→ Exercise goal:
Only the lines from the top of the listing below to the line that has "x = np.linspace(-1, 1, 41)" should be echoed, with both ends kept and pictures left out.

→ Collected data:
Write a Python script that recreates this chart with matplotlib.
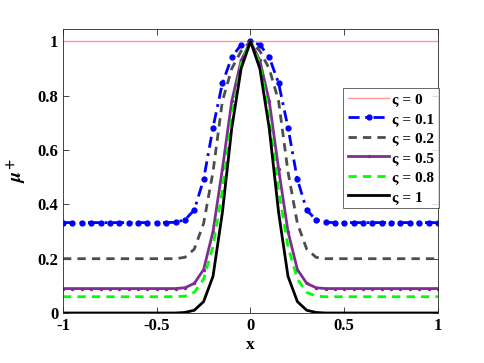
import numpy as np
import matplotlib
matplotlib.use("Agg")
import matplotlib.pyplot as plt

x = np.linspace(-1, 1, 41)

# right half values for x = 0, 0.05, ..., 1 (curves are symmetric)
half_s01 = [1.0, 0.988, 0.942, 0.846, 0.683, 0.492, 0.379, 0.343, 0.334] + [0.333] * 12
half_s02 = [1.0, 0.965, 0.90, 0.78, 0.52, 0.33, 0.235, 0.205, 0.2] + [0.2] * 12
half_s05 = [1.0, 0.93, 0.78, 0.53, 0.30, 0.16, 0.109, 0.093, 0.09] + [0.09] * 12
half_s08 = [1.0, 0.92, 0.72, 0.45, 0.245, 0.125, 0.076, 0.062, 0.06] + [0.06] * 12
half_s1 = [1.0, 0.90, 0.68, 0.37, 0.135, 0.042, 0.01, 0.002, 0.0] + [0.0] * 12
half_s0 = [1.0] * 21

def mirror(h):
    return np.array(h[:0:-1] + h)

series = {
    'ς = 0': mirror(half_s0),
    'ς = 0.1': mirror(half_s01),
    'ς = 0.2': mirror(half_s02),
    'ς = 0.5': mirror(half_s05),
    'ς = 0.8': mirror(half_s08),
    'ς = 1': mirror(half_s1),
}

styles = {
    'ς = 0': dict(color='#ff9999', lw=1.0, ls='-'),
    'ς = 0.1': dict(color='#0000ff', lw=2.0, ls=(0, (4, 2, 1, 2)), marker='o', ms=3.5),
    'ς = 0.2': dict(color='#4d4d4d', lw=2.0, ls=(0, (3, 2.2))),
    'ς = 0.5': dict(color='#7e2f8e', lw=2.0, ls='-', marker='.', ms=3),
    'ς = 0.8': dict(color='#00ff00', lw=2.0, ls=(0, (3, 2.2))),
    'ς = 1': dict(color='#000000', lw=2.0, ls='-'),
}

plt.rcParams['font.family'] = ['Liberation Serif', 'DejaVu Serif']
plt.rcParams['font.weight'] = 'bold'
plt.rcParams['mathtext.fontset'] = 'stix'

fig = plt.figure(figsize=(4.85, 3.63), dpi=100)
ax = fig.add_axes([63 / 485, 50 / 363, 375 / 485, 284 / 363])

for name, ys in series.items():
    ax.plot(x, ys, label=name, **styles[name])

ax.set_xlim(-1, 1)
ax.set_ylim(0, 1.046)
ax.set_xticks([-1, -0.5, 0, 0.5, 1])
ax.set_xticklabels(['-1', '-0.5', '0', '0.5', '1'])
ax.set_yticks([0, 0.2, 0.4, 0.6, 0.8, 1])
ax.set_yticklabels(['0', '0.2', '0.4', '0.6', '0.8', '1'])
ax.tick_params(direction='in', length=4, width=0.6, labelsize=12,
               top=True, right=True, colors='#262626', labelcolor='black')
for sp in ax.spines.values():
    sp.set_linewidth(0.6)
    sp.set_color('#262626')

ax.set_xlabel('x', fontsize=12.5, fontweight='bold', labelpad=2)
ax.set_ylabel(r'$\mu^{+}$', fontsize=14, labelpad=6)

leg = ax.legend(loc='upper right', bbox_to_anchor=(439 / 485, 1 - 88 / 363),
                bbox_transform=fig.transFigure, fontsize=11, frameon=True,
                fancybox=False, edgecolor='#262626', handlelength=2.7,
                handletextpad=0.2, borderpad=0.3, labelspacing=0.38,
                borderaxespad=0)
leg.get_frame().set_linewidth(0.6)

fig.savefig('out.png', dpi=100)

→ Answer to this task:
Write a Python script that recreates this chart with matplotlib.
import numpy as np
import matplotlib
matplotlib.use("Agg")
import matplotlib.pyplot as plt

x = np.linspace(-1, 1, 41)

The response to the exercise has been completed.